Dopo il voto del 12 febbraio il leader di Nuova Democrazia, Antonis Samaras, ha aperto di fatto la campagna elettorale annunciando che se verrà eletto primo ministro nelle prossime elezioni di aprile rinegozierà le misure di austerità imposte dalla troika.
"L'Eurogruppo ha fissato determinate condizioni per l'adozione del secondo programma di austerità greco, e in questa luce il voto del Parlamento greco è un passo in avanti cruciale verso l'approvazione di questo secondo piano di aiuti", un passo avanti non un via libera, rispondeva il commissario europeo agli Affari economici e monetari, 0lli Rehn, sottolineando che il governo greco avrebbe trovato certamente i soldi ancora mancanti e si diceva sicuro che sarebbe arrivata a Bruxelles la lettera scritta dalle forze politiche greche sull'impegno a perseguire le riforme anche dopo le prossime elezioni di aprile. Secco e lapidario il commento della Merkel: "Il programma di riforme della Grecia non poteva e non potrà essere cambiato. Ora si tratta di metterlo in pratica".

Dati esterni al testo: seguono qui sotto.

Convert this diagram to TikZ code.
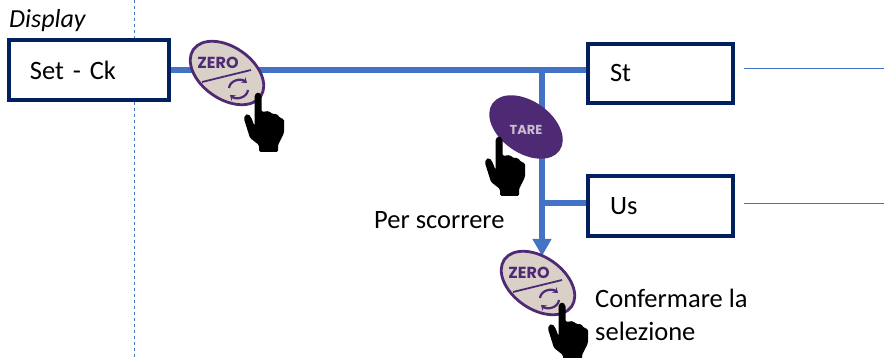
\documentclass[tikz,border=0pt]{standalone}
\usepackage{fontspec}
\setmainfont{Carlito}
\newfontfamily\btnfont{Poppins}
\usetikzlibrary{arrows.meta,backgrounds,shapes.geometric}
\definecolor{boxblue}{HTML}{002060}
\definecolor{flowblue}{HTML}{4472C4}
\definecolor{btnpurple}{HTML}{4F2A74}
\definecolor{btnbeige}{HTML}{D9D0C8}
\definecolor{tarelabel}{HTML}{C9BDD0}
\tikzset{
    menubox/.style={draw=boxblue, line width=4pt, fill=white, text width=#1, align=left, inner sep=0pt, anchor=north west, font=\fontsize{26.5}{30}\selectfont},
    flow/.style={flowblue, line width=5.5pt},
    lead/.style={flowblue, line width=1pt},
    caption/.style={anchor=west, inner sep=0pt, align=left, font=\fontsize{26.5}{33}\selectfont},
    btn/.style={ellipse, rotate=-35, minimum width=82pt, minimum height=52pt, inner sep=0pt, outer sep=0pt},
    zerobtn/.pic={
        \node[btn, draw=btnpurple, line width=2.8pt, fill=btnbeige] (-body) at (0,0) {};
        \node[btnpurple, inner sep=0pt, font=\btnfont\bfseries\fontsize{16}{16}\selectfont] at (-9,-10) {ZERO};
        \draw[btnpurple, line width=1.8pt] (-25,9) -- (24,-3);
        \draw[btnpurple, line width=2.2pt, -{Stealth[length=5pt,width=7pt]}] (2,15) .. controls (3,7) and (14,5) .. (20,10);
        \draw[btnpurple, line width=2.2pt, -{Stealth[length=5pt,width=7pt]}] (21,17) .. controls (20,25) and (9,27) .. (3,22);
    },
    tarebtn/.pic={
        \node[btn, fill=btnpurple] (-body) at (0,0) {};
        \node[tarelabel, inner sep=0pt, font=\btnfont\bfseries\fontsize{13}{13}\selectfont] at (0,3) {TARE};
    },
    hand/.pic={
        \fill[black, rounded corners=1.5pt] (-3.5,2) -- (-3.5,33) -- (-7,24) -- (-10,21) -- (-13,22) -- (-14,26)
            -- (-8,45) -- (1,52) -- (1,59) -- (20,59) -- (20,52) -- (26,40) -- (26,26) -- (22,25) -- (19,21)
            -- (14,21) -- (11,18) -- (3.5,19) -- (3.5,2) -- (0,-1) -- cycle;
    },
}
\begin{document}
\begin{tikzpicture}[x=1pt, y=-1pt]
            \useasboundingbox (0,0) rectangle (884,358);

            %% boxes
            \node[menubox=160pt, minimum height=60pt] (setck) at (7,38) {\hspace*{21pt}Set - Ck};
            \node[menubox=145pt, minimum height=59pt] (st) at (586,42) {\hspace*{22pt}\raisebox{-2pt}{St}};
            \node[menubox=145pt, minimum height=60pt] (us) at (586,174) {\hspace*{22pt}\raisebox{-2pt}{Us}};

            %% buttons
            \pic (zeroa) at (227,73) {zerobtn};
            \pic (tare) at (526,127) {tarebtn};
            \pic (zerob) at (538,283) {zerobtn};

            %% hands
            \pic at (258,93) {hand};
            \pic at (499,137) {hand};
            \pic at (562,303) {hand};

            %% texts
            \node[caption, font=\itshape\fontsize{26}{33}\selectfont] (display) at (9,21) {Display};
            \node[caption] (scroll) at (374,220) {Per scorrere};
            \node[caption] (confirm) at (595,315) {Confermare la\\selezione};

            \coordinate (ruletop) at (134,0);
            \coordinate (rulebottom) at (134,358);
            \coordinate (stlead) at (884,69);
            \coordinate (uslead) at (884,204);
            \coordinate (branch) at (542,70);
            \coordinate (usbranch) at (542,203);
            \coordinate (tip) at (542,256);

            \begin{scope}[on background layer]
                \draw[lead, dashed] (ruletop) -- (rulebottom);
                \draw[flow] (setck.east |- branch) -- (st.west |- branch);
                \draw[flow, -{Triangle[length=17pt,width=18pt]}] (branch) -- (tip);
                \draw[flow] (usbranch) -- (us.west |- usbranch);
                \draw[lead] (744,69) -- (stlead);
                \draw[lead] (744,204) -- (uslead);
            \end{scope}
\end{tikzpicture}
\end{document}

In ogni caso il cappio al collo del popolo greco messo dall'Unione europea imperialista resta ben stretto. I ministri europei vogliono comunque incassare prima l'intesa tra il governo greco e i creditori privati sul taglio del rimborso dei bond e il riscaglionamento del debito e vogliono vedere l'avvio dell'attuazione concreta delle misure adottate. Solo allora potrà arrivare il prestito per coprire la scadenza del 20 marzo sui bond e il resto a seguire.